- Historic Sites
How a patch of ground forged a man’s future, stole a part of his soul, and gave it back to him 30 years later
June/July 2003 | Volume 54, Issue 3
The American delegates entered the room. We filed by each other, two courteous “receiving lines.” I couldn’t figure out which was my man. Finally we all sat down at a U-shaped table. A retired Vietnamese general made a welcoming speech and then asked each of his nine compatriots to introduce himself. The sixth to do so stood and said, through a translator, “I am Col. Mai Thuan, commander of the 2d NVA Division.”
He sat down. I sized him up. After the meeting, Julie Schmit, a USA Today reporter who was covering our group, asked: “You were staring at him. What were you thinking?” I knew exactly what was going through my mind: What was he like? I had imbued him with special qualities, none of them, to my surprise, dark. (Later Patty told me she was doing the same thing.) What else could account for my near-death experience? He had been taller, bigger, more handsome, more charismatic, more intelligent, more strategic, kinder—more everything—than his comrades. I had needed him to be special. In fact he was small, slender, but wiry and handsome, with a round, almost cherubic, face, short gray hair, thick gray eyebrows arched upward, and a warmth in his eyes I did not discern in the others.
Thoughts flashed through my mind: He tried to kill me; a flicker of hatred. I tried to kill him; a glimmer of remorse. There was a surge of respect for his abilities, for his ferocity and that of his troops. “He’s just a human being,” I thought, “like me, a man who was doing his job. We are seeking neither forgiveness nor to forgive. We happen to be here together, and together we can put the past behind us.” I wanted the formalities of the meeting to end so we could speak together. That took a while. The retired general had a lengthy speech ready. His initial words were welcoming but delivered without warmth, and the speech, which included a diatribe about the horrors of Agent Orange, made us all uncomfortable. When he finished, a full 25 minutes later, several colleagues spoke about how ours was a mission of reconciliation.
I told Mr. Chinh we must get to the hill. “I don’t think we can go there,” he said. My heart sank.
For my part, all I wanted was to meet the colonel, and only 15 to 20 minutes remained before the staff would begin to prod us toward our bus. When the meeting concluded, I headed straight for Mai Thuan. Bill Dyke, a retired general in the delegation, and Mai Thuan had a lively discussion. Bill offered him his Vietnam Veterans Memorial Fund delegation lapel pin; Mai Thuan accepted it and in turn gave him his Veterans Association pin. I felt a little jealous; I wanted that pin. I asked him if he remembered that battle in the Que Son Valley in 1969, if he had been there. Yes, he said, he remembered it well. It had been a big battle and lasted long. And he had been there.

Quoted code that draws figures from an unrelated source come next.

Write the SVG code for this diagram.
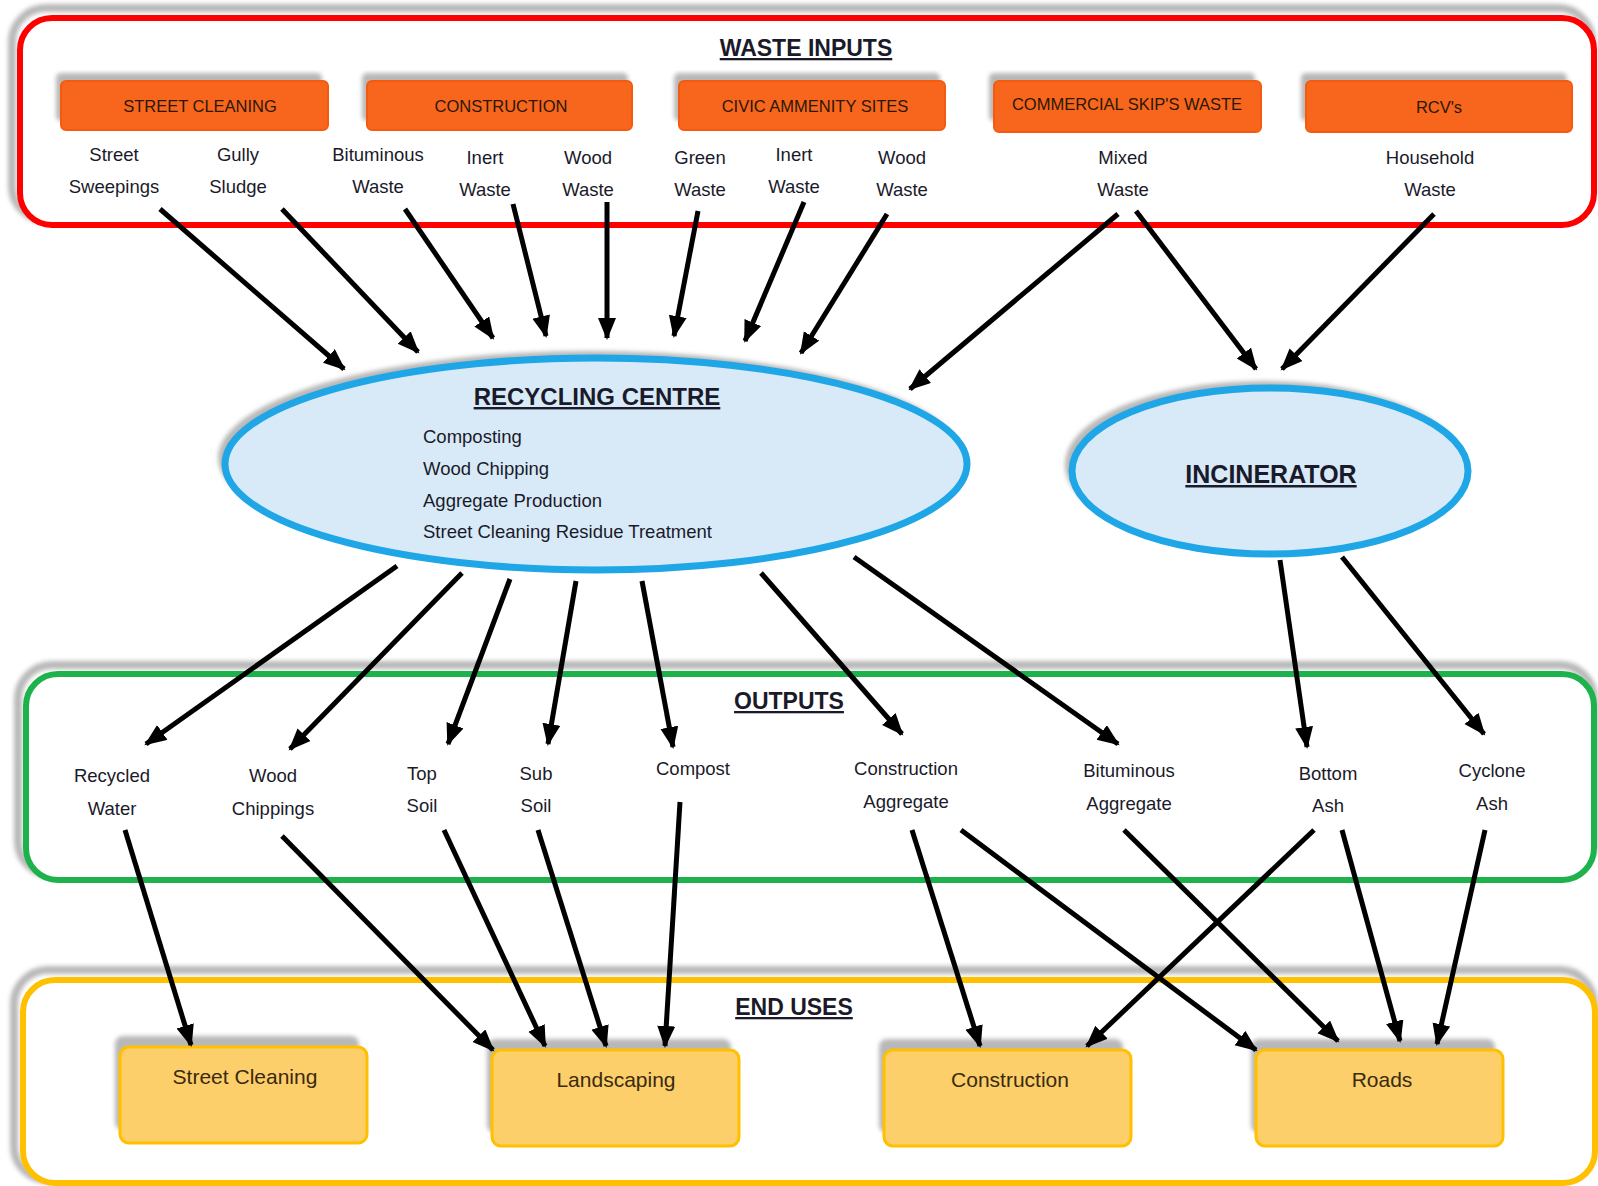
<svg xmlns="http://www.w3.org/2000/svg" width="1598" height="1186" viewBox="0 0 1598 1186">
<defs>
<marker id="ah" markerUnits="userSpaceOnUse" markerWidth="24" markerHeight="20" refX="20" refY="9" orient="auto">
<path d="M0,0 L22,9 L0,18 Z" fill="#000"/>
</marker>
<filter id="blur" x="-5%" y="-5%" width="110%" height="110%"><feGaussianBlur stdDeviation="2"/></filter>
</defs>
<style>
text{font-family:"Liberation Sans","DejaVu Sans",sans-serif;fill:#1a1a2a;}
.lbl{font-size:18.5px;text-anchor:middle;}
.title{font-size:23px;font-weight:bold;text-anchor:middle;text-decoration:underline;}
.hdr{font-size:16.5px;text-anchor:middle;fill:#2a1808;}
.item{font-size:18.5px;}
.eu{font-size:21px;text-anchor:middle;fill:#3a2a10;}
.shadow{fill:#b8b8b8;filter:url(#blur);}
.ob{fill:#f7661c;stroke:#f45a10;stroke-width:2;}
.eb{fill:#fccf6a;stroke:#ffc000;stroke-width:3;}
.conn line{stroke:#000;stroke-width:5;marker-end:url(#ah);}
</style>
<rect width="1598" height="1186" fill="#fff"/>

<g id="waste-inputs">
<rect x="12" y="8" width="1580" height="212" rx="34" fill="none" stroke="#b8b8b8" stroke-width="8" filter="url(#blur)"/>
<rect x="20" y="18" width="1574" height="207" rx="32" fill="#fff" stroke="#ff0000" stroke-width="6"/>
<text class="title" x="806" y="56">WASTE INPUTS</text>
</g>

<g id="street-cleaning-src">
<rect class="shadow" x="56" y="73" width="266" height="48" rx="5"/>
<rect class="ob" x="61" y="81" width="267" height="49" rx="5"/>
<text class="hdr" x="200" y="112">STREET CLEANING</text>
</g>
<g id="construction-src">
<rect class="shadow" x="362" y="73" width="266" height="48" rx="5"/>
<rect class="ob" x="367" y="81" width="265" height="49" rx="5"/>
<text class="hdr" x="501" y="112">CONSTRUCTION</text>
</g>
<g id="civic-src">
<rect class="shadow" x="674" y="73" width="266" height="48" rx="5"/>
<rect class="ob" x="679" y="81" width="266" height="49" rx="5"/>
<text class="hdr" x="815" y="112">CIVIC AMMENITY SITES</text>
</g>
<g id="commercial-src">
<rect class="shadow" x="989" y="73" width="266" height="48" rx="5"/>
<rect class="ob" x="994" y="81" width="267" height="51" rx="5"/>
<text class="hdr" x="1127" y="110">COMMERCIAL SKIP'S WASTE</text>
</g>
<g id="rcv-src">
<rect class="shadow" x="1301" y="73" width="266" height="48" rx="5"/>
<rect class="ob" x="1306" y="81" width="266" height="51" rx="5"/>
<text class="hdr" x="1439" y="113">RCV's</text>
</g>

<g id="input-labels">
<text class="lbl" x="114" y="161">Street</text><text class="lbl" x="114" y="193">Sweepings</text>
<text class="lbl" x="238" y="161">Gully</text><text class="lbl" x="238" y="193">Sludge</text>
<text class="lbl" x="378" y="161">Bituminous</text><text class="lbl" x="378" y="193">Waste</text>
<text class="lbl" x="485" y="164">Inert</text><text class="lbl" x="485" y="196">Waste</text>
<text class="lbl" x="588" y="164">Wood</text><text class="lbl" x="588" y="196">Waste</text>
<text class="lbl" x="700" y="164">Green</text><text class="lbl" x="700" y="196">Waste</text>
<text class="lbl" x="794" y="161">Inert</text><text class="lbl" x="794" y="193">Waste</text>
<text class="lbl" x="902" y="164">Wood</text><text class="lbl" x="902" y="196">Waste</text>
<text class="lbl" x="1123" y="164">Mixed</text><text class="lbl" x="1123" y="196">Waste</text>
<text class="lbl" x="1430" y="164">Household</text><text class="lbl" x="1430" y="196">Waste</text>
</g>

<g id="recycling-centre">
<ellipse cx="590" cy="458" rx="372" ry="107" fill="#b8b8b8" filter="url(#blur)"/>
<ellipse cx="596" cy="464" rx="371" ry="106" fill="#d8eaf8" stroke="#1fa6e6" stroke-width="7"/>
<text class="title" x="597" y="405" style="font-size:24px">RECYCLING CENTRE</text>
<text class="item" x="423" y="443">Composting</text>
<text class="item" x="423" y="475">Wood Chipping</text>
<text class="item" x="423" y="507">Aggregate Production</text>
<text class="item" x="423" y="538">Street Cleaning Residue Treatment</text>
</g>

<g id="incinerator">
<ellipse cx="1264" cy="465" rx="199" ry="84" fill="#b8b8b8" filter="url(#blur)"/>
<ellipse cx="1270" cy="471" rx="198" ry="83" fill="#d8eaf8" stroke="#1fa6e6" stroke-width="7"/>
<text class="title" x="1271" y="483" style="font-size:25px">INCINERATOR</text>
</g>

<g id="outputs">
<rect x="18" y="665" width="1576" height="210" rx="34" fill="none" stroke="#b8b8b8" stroke-width="8" filter="url(#blur)"/>
<rect x="26" y="674" width="1568" height="206" rx="32" fill="#fff" stroke="#1db24b" stroke-width="6"/>
<text class="title" x="789" y="709">OUTPUTS</text>
<text class="lbl" x="112" y="782">Recycled</text><text class="lbl" x="112" y="815">Water</text>
<text class="lbl" x="273" y="782">Wood</text><text class="lbl" x="273" y="815">Chippings</text>
<text class="lbl" x="422" y="780">Top</text><text class="lbl" x="422" y="812">Soil</text>
<text class="lbl" x="536" y="780">Sub</text><text class="lbl" x="536" y="812">Soil</text>
<text class="lbl" x="693" y="775">Compost</text>
<text class="lbl" x="906" y="775">Construction</text><text class="lbl" x="906" y="808">Aggregate</text>
<text class="lbl" x="1129" y="777">Bituminous</text><text class="lbl" x="1129" y="810">Aggregate</text>
<text class="lbl" x="1328" y="780">Bottom</text><text class="lbl" x="1328" y="812">Ash</text>
<text class="lbl" x="1492" y="777">Cyclone</text><text class="lbl" x="1492" y="810">Ash</text>
</g>

<g id="end-uses">
<rect x="14" y="970" width="1580" height="210" rx="34" fill="none" stroke="#b8b8b8" stroke-width="8" filter="url(#blur)"/>
<rect x="23" y="980" width="1572" height="203" rx="32" fill="#fff" stroke="#ffc000" stroke-width="6"/>
<text class="title" x="794" y="1015">END USES</text>
</g>

<g id="street-cleaning-use">
<rect class="shadow" x="115" y="1036" width="244" height="94" rx="8"/>
<rect class="eb" x="120" y="1047" width="247" height="96" rx="9"/>
<text class="eu" x="245" y="1084">Street Cleaning</text>
</g>
<g id="landscaping-use">
<rect class="shadow" x="487" y="1039" width="244" height="94" rx="8"/>
<rect class="eb" x="492" y="1050" width="247" height="96" rx="9"/>
<text class="eu" x="616" y="1087">Landscaping</text>
</g>
<g id="construction-use">
<rect class="shadow" x="879" y="1039" width="244" height="94" rx="8"/>
<rect class="eb" x="884" y="1050" width="247" height="96" rx="9"/>
<text class="eu" x="1010" y="1087">Construction</text>
</g>
<g id="roads-use">
<rect class="shadow" x="1251" y="1039" width="244" height="94" rx="8"/>
<rect class="eb" x="1256" y="1050" width="247" height="96" rx="9"/>
<text class="eu" x="1382" y="1087">Roads</text>
</g>

<g id="connectors" class="conn">
<line x1="160" y1="209" x2="344" y2="369"/>
<line x1="282" y1="209" x2="418" y2="352"/>
<line x1="405" y1="209" x2="493" y2="338"/>
<line x1="513" y1="204" x2="546" y2="336"/>
<line x1="607" y1="202" x2="607" y2="338"/>
<line x1="698" y1="211" x2="674" y2="336"/>
<line x1="804" y1="202" x2="745" y2="341"/>
<line x1="887" y1="214" x2="801" y2="353"/>
<line x1="1118" y1="214" x2="910" y2="389"/>
<line x1="1136" y1="211" x2="1256" y2="369"/>
<line x1="1434" y1="214" x2="1282" y2="369"/>
<line x1="397" y1="566" x2="146" y2="744"/>
<line x1="462" y1="573" x2="290" y2="749"/>
<line x1="510" y1="579" x2="448" y2="744"/>
<line x1="576" y1="581" x2="548" y2="744"/>
<line x1="642" y1="581" x2="673" y2="747"/>
<line x1="761" y1="573" x2="902" y2="734"/>
<line x1="854" y1="557" x2="1118" y2="744"/>
<line x1="1280" y1="560" x2="1307" y2="747"/>
<line x1="1342" y1="557" x2="1484" y2="734"/>
<line x1="125" y1="830" x2="191" y2="1045"/>
<line x1="282" y1="836" x2="493" y2="1050"/>
<line x1="444" y1="830" x2="545" y2="1046"/>
<line x1="538" y1="830" x2="606" y2="1046"/>
<line x1="680" y1="802" x2="665" y2="1046"/>
<line x1="912" y1="830" x2="980" y2="1046"/>
<line x1="961" y1="830" x2="1256" y2="1050"/>
<line x1="1124" y1="830" x2="1338" y2="1041"/>
<line x1="1314" y1="830" x2="1087" y2="1046"/>
<line x1="1342" y1="830" x2="1400" y2="1041"/>
<line x1="1485" y1="830" x2="1437" y2="1044"/>
</g>
</svg>
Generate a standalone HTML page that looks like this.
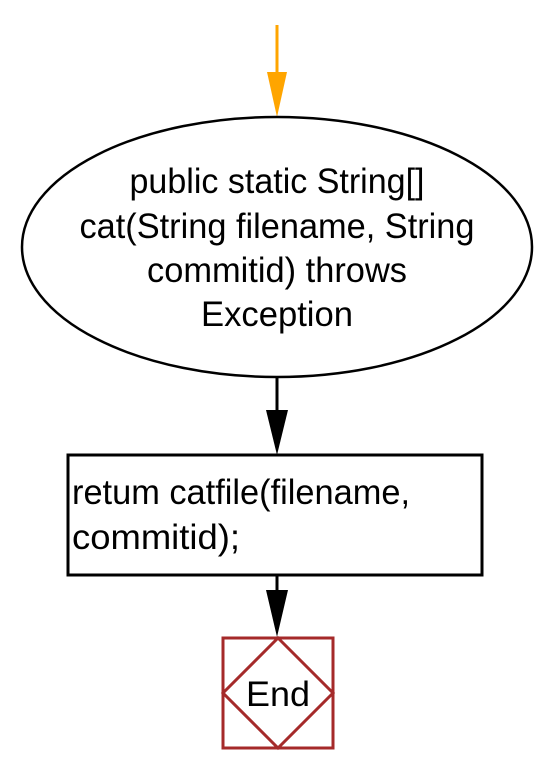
<!DOCTYPE html>
<html><head><meta charset="utf-8"><style>
html,body{margin:0;padding:0;background:#fff;}
svg{display:block;}
text{font-family:"Liberation Sans",Arial,sans-serif;font-size:35px;fill:#000;}
</style></head><body>
<svg width="548" height="775" viewBox="0 0 548 775" xmlns="http://www.w3.org/2000/svg">
<line x1="277" y1="25" x2="277" y2="80" stroke="#FFA500" stroke-width="3"/>
<polygon points="267,72 287,72 277,117" fill="#FFA500"/>
<ellipse cx="277" cy="247" rx="255" ry="130" fill="#fff" stroke="#000" stroke-width="2.5"/>
<text x="277" y="193" text-anchor="middle" textLength="295" lengthAdjust="spacingAndGlyphs">public static String[]</text>
<text x="277" y="238" text-anchor="middle" textLength="395" lengthAdjust="spacingAndGlyphs">cat(String filename, String</text>
<text x="277" y="282" text-anchor="middle" textLength="260" lengthAdjust="spacingAndGlyphs">commitid) throws</text>
<text x="277" y="326" text-anchor="middle" textLength="152" lengthAdjust="spacingAndGlyphs">Exception</text>
<line x1="277" y1="377" x2="277" y2="415" stroke="#000" stroke-width="3"/>
<polygon points="266,410 288,410 277,455" fill="#000"/>
<rect x="68" y="455" width="414" height="120" fill="#fff" stroke="#000" stroke-width="3"/>
<text x="72" y="504" textLength="338" lengthAdjust="spacingAndGlyphs">retum catfile(filename,</text>
<text x="72" y="549" textLength="168" lengthAdjust="spacingAndGlyphs">commitid);</text>
<line x1="277" y1="575" x2="277" y2="595" stroke="#000" stroke-width="3"/>
<polygon points="266,590 288,590 277,637" fill="#000"/>
<rect x="223" y="638" width="110" height="110" fill="#fff" stroke="#a52a2a" stroke-width="3"/>
<polygon points="278,638 333,693 278,748 223,693" fill="none" stroke="#a52a2a" stroke-width="3"/>
<text x="278" y="706" text-anchor="middle" textLength="64" lengthAdjust="spacingAndGlyphs">End</text>
</svg>
</body></html>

I told him I’d been wounded. He asked where; I pointed to my arms, chest, head, and legs. He, too, had been wounded, he said, turning around and pulling his shirt up. “Shrapnel,” he said.
I asked if those wounds were from Hiep Duc No; six months earlier, farther north. “I didn’t do it!” I told him, and he laughed heartily. I asked his age. Seventy-two.
I had many more questions, but a staffer was pulling on my arm. I looked at Mai Thuan. He was about the age my father would have been. Mai Thuan reminded me of Jack Critchlow, hard, tough, and wiry to the day he died, at 69, of a heart attack, while on the job laying carpet in Omaha, Nebraska.
I shook hands with Mai Thuan, and suddenly we embraced. A good, hard embrace, with no trace of awkwardness. An embrace of enemies, an embrace of soldiers. Patty held my hand as we walked to the bus. “He’s just a man,” I said. “Just a man.”
That night we flew to Ho Chi Minh City and an official welcoming dinner at the Caravelle Hotel. The Caravelle was where most of the American war correspondents had made their headquarters, and many of them were staying there again as they returned both to cover the anniversary ceremonies and to have a reunion of their own.
Patty was a surprise addition to the evening’s program. A diminutive, dark-haired Irish beauty, she had professed to be intimidated by all these strong men so deeply bonded by combat, but that night she stood and touched us all with a speech about the power of this journey for the women in our lives.
“Paul and I have been together for 22 years,” she said. “I’ve heard his war stories, met his buddies, heard all the jokes. Only in anticipation of this trip did I learn more things, parts of his story he had never been able to share before. And during the trip, memories and reflections have bubbled up.” Speaking for all our spouses, those present and those at home, she said, “We are grateful for the opportunity to know you better—and to love you more.”